**Task to complete**
Go through the data below and copy it exactly, skipping every picture.

**Data lines**
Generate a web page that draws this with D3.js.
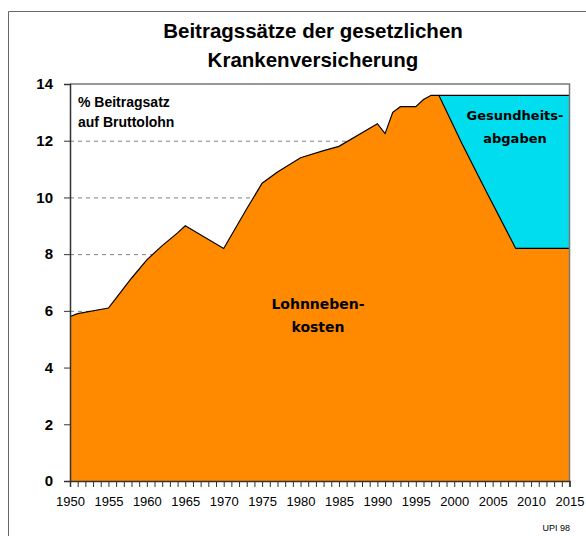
<!DOCTYPE html>
<html><head><meta charset="utf-8">
<script src="https://cdn.jsdelivr.net/npm/d3@7"></script>
<style>
html,body{margin:0;padding:0;background:#fff;}
svg{display:block;}
</style></head>
<body>
<svg id="c" width="586" height="536"></svg>
<script>
// Data
const years = [1950,1951,1955,1956,1957,1958,1960,1962,1964,1965,1970,1973,1975,1977,1980,1983,1985,1990,1991,1992,1993,1995,1996,1997,1998,2001,2004,2008,2015];
const lohnnebenkosten = [5.8,5.9,6.1,6.45,6.8,7.15,7.8,8.3,8.75,9.0,8.2,9.6,10.5,10.9,11.4,11.65,11.8,12.6,12.25,13.0,13.2,13.2,13.45,13.6,13.6,11.9,10.3,8.2,8.2];
const gesundYears = [1998,2001,2004,2008,2015];
const gesundheitsabgaben = [0,1.7,3.3,5.4,5.4];
const yTicks = [0,2,4,6,8,10,12,14];
const gridValues = [6,8,10,12];
const xTickYears = d3.range(1950,2016,1);
const titleLines = ["Beitragssätze der gesetzlichen","Krankenversicherung"];
const yLabelLines = ["% Beitragsatz","auf Bruttolohn"];
const lohnLabel = ["Lohnneben-","kosten"];
const gesundLabel = ["Gesundheits-","abgaben"];
const sourceNote = "UPI 98";

const svg = d3.select("#c");
const x = d3.scaleLinear().domain([1950,2015]).range([70,569.5]);
const y = d3.scaleLinear().domain([0,14]).range([481,84]);

// outer frame
svg.append("path").attr("d","M8.5,536 V11.5 H586").attr("fill","none").attr("stroke","#666").attr("stroke-width",1);

// title
const tt = svg.append("text").attr("text-anchor","middle")
  .attr("font-family","Liberation Sans, Arial, sans-serif").attr("font-weight","bold").attr("font-size",20.5).attr("fill","#000");
titleLines.forEach((t,i)=>tt.append("tspan").attr("x",313).attr("y",38+i*29).text(t));

// gridlines
svg.append("g").selectAll("line").data(gridValues).join("line")
  .attr("x1",x(1950)).attr("x2",x(2015)).attr("y1",d=>y(d)+0.5).attr("y2",d=>y(d)+0.5)
  .attr("stroke","#808080").attr("stroke-width",1).attr("stroke-dasharray","4,4");

// areas
const lohnData = years.map((yr,i)=>({yr, v:lohnnebenkosten[i]}));
const area = d3.area().x(d=>x(d.yr)).y0(y(0)).y1(d=>y(d.v));
svg.append("path").datum(lohnData).attr("d",area).attr("fill","#FF8A00");

const gData = gesundYears.map((yr,i)=>{const base = lohnnebenkosten[years.indexOf(yr)]; return {yr, b:base, t:base+gesundheitsabgaben[i]};});
const gArea = d3.area().x(d=>x(d.yr)).y0(d=>y(d.b)).y1(d=>y(d.t));
svg.append("path").datum(gData).attr("d",gArea).attr("fill","#00DDEE");

// outline lines
const line = d3.line().x(d=>x(d.yr)).y(d=>y(d.v));
svg.append("path").datum(lohnData).attr("d",line).attr("fill","none").attr("stroke","#000").attr("stroke-width",1.2);
svg.append("path").datum(gData.map(d=>({yr:d.yr,v:d.t}))).attr("d",line).attr("fill","none").attr("stroke","#000").attr("stroke-width",1.2);

// plot frame top/right
svg.append("path").attr("d",`M${x(1950)},${y(14)} H${x(2015)} V${y(0)}`).attr("fill","none").attr("stroke","#777").attr("stroke-width",1.5);

// axes
const xAxis = d3.axisBottom(x).tickValues(xTickYears).tickSize(6)
  .tickFormat(d=> d%5===0 ? String(d) : "");
const gx = svg.append("g").attr("transform",`translate(0,${y(0)})`).call(xAxis);
gx.select(".domain").attr("stroke","#333").attr("stroke-width",1.5);
gx.selectAll(".tick line").attr("stroke","#333");
gx.selectAll("text").attr("font-family","Liberation Sans Narrow, Arial Narrow, Liberation Sans, sans-serif")
  .attr("font-size",13).attr("fill","#000").attr("dy","1.2em");

const yAxis = d3.axisLeft(y).tickValues(yTicks).tickSize(6).tickFormat(d3.format("d"));
const gy = svg.append("g").attr("transform",`translate(${x(1950)},0)`).call(yAxis);
gy.select(".domain").attr("stroke","#333").attr("stroke-width",1.5);
gy.selectAll(".tick line").attr("stroke","#333");
gy.selectAll("text").attr("font-family","Liberation Sans Narrow, Arial Narrow, Liberation Sans, sans-serif")
  .attr("font-weight","bold").attr("font-size",15).attr("fill","#000").attr("x",-17);

// labels
const yl = svg.append("text").attr("font-family","Liberation Sans Narrow, Arial Narrow, Liberation Sans, sans-serif")
  .attr("font-weight","bold").attr("font-size",14).attr("fill","#000");
yLabelLines.forEach((t,i)=>yl.append("tspan").attr("x",78).attr("y",107+i*20).text(t));

const ll = svg.append("text").attr("text-anchor","middle").attr("font-family","DejaVu Sans, Verdana, sans-serif")
  .attr("font-weight","bold").attr("font-size",14).attr("fill","#000");
lohnLabel.forEach((t,i)=>ll.append("tspan").attr("x",318).attr("y",309+i*23).text(t));

const gl = svg.append("text").attr("text-anchor","middle").attr("font-family","DejaVu Sans, Verdana, sans-serif")
  .attr("font-weight","bold").attr("font-size",13).attr("fill","#000");
gesundLabel.forEach((t,i)=>gl.append("tspan").attr("x",515).attr("y",120+i*23).text(t));

svg.append("text").attr("x",570).attr("y",531).attr("text-anchor","end")
  .attr("font-family","Liberation Sans Narrow, Arial Narrow, sans-serif").attr("font-size",9).attr("fill","#000").text(sourceNote);
</script>
</body></html>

**Exercise result**
Generate a web page that draws this with D3.js.
<!DOCTYPE html>
<html><head><meta charset="utf-8">
<script src="https://cdn.jsdelivr.net/npm/d3@7"></script>
<style>
html,body{margin:0;padding:0;background:#fff;}
svg{display:block;}
</style></head>
<body>
<svg id="c" width="586" height="536"></svg>
<script>
// Data
const years = [1950,1951,1955,1956,1957,1958,1960,1962,1964,1965,1970,1973,1975,1977,1980,1983,1985,1990,1991,1992,1993,1995,1996,1997,1998,2001,2004,2008,2015];
const lohnnebenkosten = [5.8,5.9,6.1,6.45,6.8,7.15,7.8,8.3,8.75,9.0,8.2,9.6,10.5,10.9,11.4,11.65,11.8,12.6,12.25,13.0,13.2,13.2,13.45,13.6,13.6,11.9,10.3,8.2,8.2];
const gesundYears = [1998,2001,2004,2008,2015];
const gesundheitsabgaben = [0,1.7,3.3,5.4,5.4];
const yTicks = [0,2,4,6,8,10,12,14];
const gridValues = [6,8,10,12];
const xTickYears = d3.range(1950,2016,1);
const titleLines = ["Beitragssätze der gesetzlichen","Krankenversicherung"];
const yLabelLines = ["% Beitragsatz","auf Bruttolohn"];
const lohnLabel = ["Lohnneben-","kosten"];
const gesundLabel = ["Gesundheits-","abgaben"];
const sourceNote = "UPI 98";

const svg = d3.select("#c");
const x = d3.scaleLinear().domain([1950,2015]).range([70,569.5]);
const y = d3.scaleLinear().domain([0,14]).range([481,84]);

// outer frame
svg.append("path").attr("d","M8.5,536 V11.5 H586").attr("fill","none").attr("stroke","#666").attr("stroke-width",1);

// title
const tt = svg.append("text").attr("text-anchor","middle")
  .attr("font-family","Liberation Sans, Arial, sans-serif").attr("font-weight","bold").attr("font-size",20.5).attr("fill","#000");
titleLines.forEach((t,i)=>tt.append("tspan").attr("x",313).attr("y",38+i*29).text(t));

// gridlines
svg.append("g").selectAll("line").data(gridValues).join("line")
  .attr("x1",x(1950)).attr("x2",x(2015)).attr("y1",d=>y(d)+0.5).attr("y2",d=>y(d)+0.5)
  .attr("stroke","#808080").attr("stroke-width",1).attr("stroke-dasharray","4,4");

// areas
const lohnData = years.map((yr,i)=>({yr, v:lohnnebenkosten[i]}));
const area = d3.area().x(d=>x(d.yr)).y0(y(0)).y1(d=>y(d.v));
svg.append("path").datum(lohnData).attr("d",area).attr("fill","#FF8A00");

const gData = gesundYears.map((yr,i)=>{const base = lohnnebenkosten[years.indexOf(yr)]; return {yr, b:base, t:base+gesundheitsabgaben[i]};});
const gArea = d3.area().x(d=>x(d.yr)).y0(d=>y(d.b)).y1(d=>y(d.t));
svg.append("path").datum(gData).attr("d",gArea).attr("fill","#00DDEE");

// outline lines
const line = d3.line().x(d=>x(d.yr)).y(d=>y(d.v));
svg.append("path").datum(lohnData).attr("d",line).attr("fill","none").attr("stroke","#000").attr("stroke-width",1.2);
svg.append("path").datum(gData.map(d=>({yr:d.yr,v:d.t}))).attr("d",line).attr("fill","none").attr("stroke","#000").attr("stroke-width",1.2);

// plot frame top/right
svg.append("path").attr("d",`M${x(1950)},${y(14)} H${x(2015)} V${y(0)}`).attr("fill","none").attr("stroke","#777").attr("stroke-width",1.5);

// axes
const xAxis = d3.axisBottom(x).tickValues(xTickYears).tickSize(6)
  .tickFormat(d=> d%5===0 ? String(d) : "");
const gx = svg.append("g").attr("transform",`translate(0,${y(0)})`).call(xAxis);
gx.select(".domain").attr("stroke","#333").attr("stroke-width",1.5);
gx.selectAll(".tick line").attr("stroke","#333");
gx.selectAll("text").attr("font-family","Liberation Sans Narrow, Arial Narrow, Liberation Sans, sans-serif")
  .attr("font-size",13).attr("fill","#000").attr("dy","1.2em");

const yAxis = d3.axisLeft(y).tickValues(yTicks).tickSize(6).tickFormat(d3.format("d"));
const gy = svg.append("g").attr("transform",`translate(${x(1950)},0)`).call(yAxis);
gy.select(".domain").attr("stroke","#333").attr("stroke-width",1.5);
gy.selectAll(".tick line").attr("stroke","#333");
gy.selectAll("text").attr("font-family","Liberation Sans Narrow, Arial Narrow, Liberation Sans, sans-serif")
  .attr("font-weight","bold").attr("font-size",15).attr("fill","#000").attr("x",-17);

// labels
const yl = svg.append("text").attr("font-family","Liberation Sans Narrow, Arial Narrow, Liberation Sans, sans-serif")
  .attr("font-weight","bold").attr("font-size",14).attr("fill","#000");
yLabelLines.forEach((t,i)=>yl.append("tspan").attr("x",78).attr("y",107+i*20).text(t));

const ll = svg.append("text").attr("text-anchor","middle").attr("font-family","DejaVu Sans, Verdana, sans-serif")
  .attr("font-weight","bold").attr("font-size",14).attr("fill","#000");
lohnLabel.forEach((t,i)=>ll.append("tspan").attr("x",318).attr("y",309+i*23).text(t));

const gl = svg.append("text").attr("text-anchor","middle").attr("font-family","DejaVu Sans, Verdana, sans-serif")
  .attr("font-weight","bold").attr("font-size",13).attr("fill","#000");
gesundLabel.forEach((t,i)=>gl.append("tspan").attr("x",515).attr("y",120+i*23).text(t));

svg.append("text").attr("x",570).attr("y",531).attr("text-anchor","end")
  .attr("font-family","Liberation Sans Narrow, Arial Narrow, sans-serif").attr("font-size",9).attr("fill","#000").text(sourceNote);
</script>
</body></html>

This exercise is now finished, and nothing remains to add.